Josh Tarasoff, who is General Partner of Greenlea Lane Capital Partners LP, gave a very interesting talk at the Ivey Ben Graham Centre that we think is worth a listen.
His strategy is to focus on Compounding Machines in high concentrations, with (one of his] examples being Amazon.
"The first key concept is compounding machines.... The way I define it is, companies that can increase their earnings power rapidly over the long haul, which means that they have large opportunities to invest at high rates of return on capital. There's two reasons that I do this. I only invest in compounding machines. There's nothing else in the portfolio, and I don't look at anything else. I don't consider anything else."
An example business model he covers is the Volume-price virtuous circle - where a cost advantage, leading to investments customer value proposition, leading growing volumes, leading to an enhanced cost advantage, leading to investment in customer value proposition.. You get the idea. Examples of this being Walmart, Costco, GEICO, and (his example) Amazon.com.
He also covers his long-term horizon approach, which he argues is essentially required to be a successful investor.

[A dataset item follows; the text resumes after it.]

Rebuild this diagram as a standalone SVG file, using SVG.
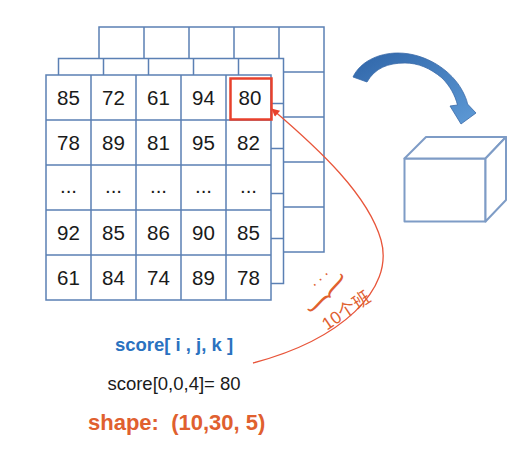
<svg xmlns="http://www.w3.org/2000/svg" width="524" height="450" viewBox="0 0 524 450">
  <defs>
    <style>
      .grid { fill: #ffffff; stroke: #5b80b4; stroke-width: 1.5; }
      .gl { fill: none; stroke: #5b80b4; stroke-width: 1.5; }
      .num { font-family: "Liberation Sans", Arial, sans-serif; font-size: 20.5px; fill: #1a1a1a; text-anchor: middle; }
      .cube { fill: #ffffff; stroke: #7e9cc6; stroke-width: 2; stroke-linejoin: round; }
      .red { fill: none; stroke: #e8553a; stroke-width: 1.3; }
    </style>
    <linearGradient id="blueGrad" x1="0" y1="0" x2="1" y2="1">
      <stop offset="0" stop-color="#2f65a8"/>
      <stop offset="1" stop-color="#5e9ad6"/>
    </linearGradient>
    <marker id="redHead" viewBox="0 0 10 10" refX="9" refY="5" markerWidth="10" markerHeight="8" markerUnits="userSpaceOnUse" orient="auto">
      <path d="M0,0 L10,5 L0,10 Z" fill="#e8412c"/>
    </marker>
  </defs>

  <rect width="524" height="450" fill="#ffffff"/>

  <!-- back layer -->
  <g id="layer-back">
    <rect class="grid" x="99" y="27" width="225" height="225"/>
    <path class="gl" d="M144,27V252M189,27V252M234,27V252M279,27V252M99,72H324M99,117H324M99,162H324M99,207H324"/>
  </g>

  <!-- middle layer -->
  <g id="layer-middle">
    <rect class="grid" x="58.5" y="58.5" width="225" height="225"/>
    <path class="gl" d="M103.5,58.5V283.5M148.5,58.5V283.5M193.5,58.5V283.5M238.5,58.5V283.5M58.5,103.5H283.5M58.5,148.5H283.5M58.5,193.5H283.5M58.5,238.5H283.5"/>
  </g>

  <!-- front layer -->
  <g id="layer-front">
    <rect class="grid" x="46" y="75" width="225" height="225"/>
    <path class="gl" d="M91,75V300M136,75V300M181,75V300M226,75V300M46,120H271M46,165H271M46,210H271M46,255H271"/>
    <text class="num" x="68.5" y="104.5">85</text>
    <text class="num" x="113.5" y="104.5">72</text>
    <text class="num" x="158.5" y="104.5">61</text>
    <text class="num" x="203.5" y="104.5">94</text>
    <text class="num" x="250" y="104.5">80</text>
    <text class="num" x="68.5" y="149.5">78</text>
    <text class="num" x="113.5" y="149.5">89</text>
    <text class="num" x="158.5" y="149.5">81</text>
    <text class="num" x="203.5" y="149.5">95</text>
    <text class="num" x="248.5" y="149.5">82</text>
    <text class="num" x="68.5" y="193">...</text>
    <text class="num" x="113.5" y="193">...</text>
    <text class="num" x="158.5" y="193">...</text>
    <text class="num" x="203.5" y="193">...</text>
    <text class="num" x="248.5" y="193">...</text>
    <text class="num" x="68.5" y="239.5">92</text>
    <text class="num" x="113.5" y="239.5">85</text>
    <text class="num" x="158.5" y="239.5">86</text>
    <text class="num" x="203.5" y="239.5">90</text>
    <text class="num" x="248.5" y="239.5">85</text>
    <text class="num" x="68.5" y="284.5">61</text>
    <text class="num" x="113.5" y="284.5">84</text>
    <text class="num" x="158.5" y="284.5">74</text>
    <text class="num" x="203.5" y="284.5">89</text>
    <text class="num" x="248.5" y="284.5">78</text>
  </g>

  <!-- highlighted cell -->
  <g id="highlight">
    <rect x="230.5" y="78.5" width="41" height="41" fill="none" stroke="#e8412c" stroke-width="2.5"/>
  </g>

  <!-- cube -->
  <g id="cube">
    <rect class="cube" x="404.5" y="158.5" width="81" height="63"/>
    <polygon class="cube" points="404.5,158.5 426,137 506,137 485.5,158.5"/>
    <polygon class="cube" points="485.5,158.5 506,137 506,200 485.5,221.5"/>
  </g>

  <!-- connectors -->
  <g id="connectors">
    <path id="blue-arrow" d="M353,77 C360,62 378,53 398,53 C425,53 452,70 463,92 C466,98 467,101 467.5,104 L476,113 L461,124 L450,106 L457.5,105 C455,95 450,86 442,78 C430,68 418,63 405,63 C388,63 375,68 367,82 Z" fill="url(#blueGrad)" stroke="#3a6aa8" stroke-width="0.8" stroke-linejoin="round"/>
    <path id="red-curve" class="red" d="M253,363 C340,340 395,290 381,240 C368,195 320,150 272,109" marker-end="url(#redHead)"/>
  </g>

  <!-- curve decoration and label -->
  <g id="curve-label" fill="#e0602f">
    <text transform="translate(322.5,279) rotate(-42)" font-family="Liberation Sans, Arial, sans-serif" font-size="16" letter-spacing="3.5" text-anchor="middle">...</text>
    <text transform="translate(325,297) rotate(43) scale(0.55,1.1)" x="0" y="12" font-family="Liberation Serif, Times New Roman, serif" font-size="54" text-anchor="middle">}</text>
    <text transform="translate(349.5,315.5) rotate(-34)" font-family="Liberation Sans, 'Noto Sans CJK SC', sans-serif" font-size="17.5" text-anchor="middle">10个班</text>
  </g>

  <!-- bottom texts -->
  <g id="texts">
    <text x="174" y="351" font-family="Liberation Sans, Arial, sans-serif" font-size="18.5" font-weight="bold" fill="#2a72c0" text-anchor="middle">score[ i , j, k ]</text>
    <text x="174" y="390" font-family="Liberation Sans, Arial, sans-serif" font-size="18.5" fill="#1a1a1a" text-anchor="middle">score[0,0,4]= 80</text>
    <text x="88" y="430" font-family="Liberation Sans, Arial, sans-serif" font-size="22" font-weight="bold" fill="#e0602f" xml:space="preserve">shape:  (10,30, 5)</text>
  </g>
</svg>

"There are really powerful secondary effects to having a very long term approach to investing. So if you invert it and you think about a shorter term approach to investing, let's say that your investments last for two or three years. Your holding period is two or three years, and let's say you have a portfolio with two dozen stocks, 24 stocks, just to make the math easy. That means that every year you need to replace 1/3 to 1/2, so 8 to 12, of your portfolio....So that's one idea per month, or every six weeks, forever. That's really, really hard. Ideas have to be good if you want to beat the market, and doing that is really, really, really hard. I think that it's just taken for granted in the investment industry that it has to be really hard, and that it's something where you're buying and selling all the time, and there's this time pressure to the job."
Where does he find ideas? 3 buckets. 1) Look at like minded investors, and network 2) Following themes. E.g. Amazon - Believed transition to online sales is inevitable, so looked at every online retailer he could find, now online retailers are 1/3 of portfolio. 3) random.
Other business models? Markel Value investing capital allocater. Has the ingredients of talent and culture + structural advantage.
How do you decide to sell if goal is to hold forever? – 1) Change in investment thesis or 2) [Basically opportunity cost] I calculate ranges of intrinsic value, and predetermined prices. If a company increases to a price vs intrinsic value and 2) becomes larger than a certain amount of the portfolio I will trim the holding. However, I don’t have predetermined prices where I want to sell 100% of something. Intellectually that price exists but if you have a great compounder what you want to be fearful of is selling it. I tilt my process to err on the side of holding too much than selling too much. I think overvaluation as it is ahead of itself. I am always thinking “If I sell it, what then?” How am I going to replace that? And if I can’t replace it in a few years would I rather be owning it in a few years and never having sold it.
Trupanion note (animal health insurance) – Understanding growth rates. The opportunity in pet insurance is so big that there is room for everyone to grow, so doing a top down analysis doesn’t really work. My focus switched to how much marketing capital can they deploy (implies focus on cost of a new customer).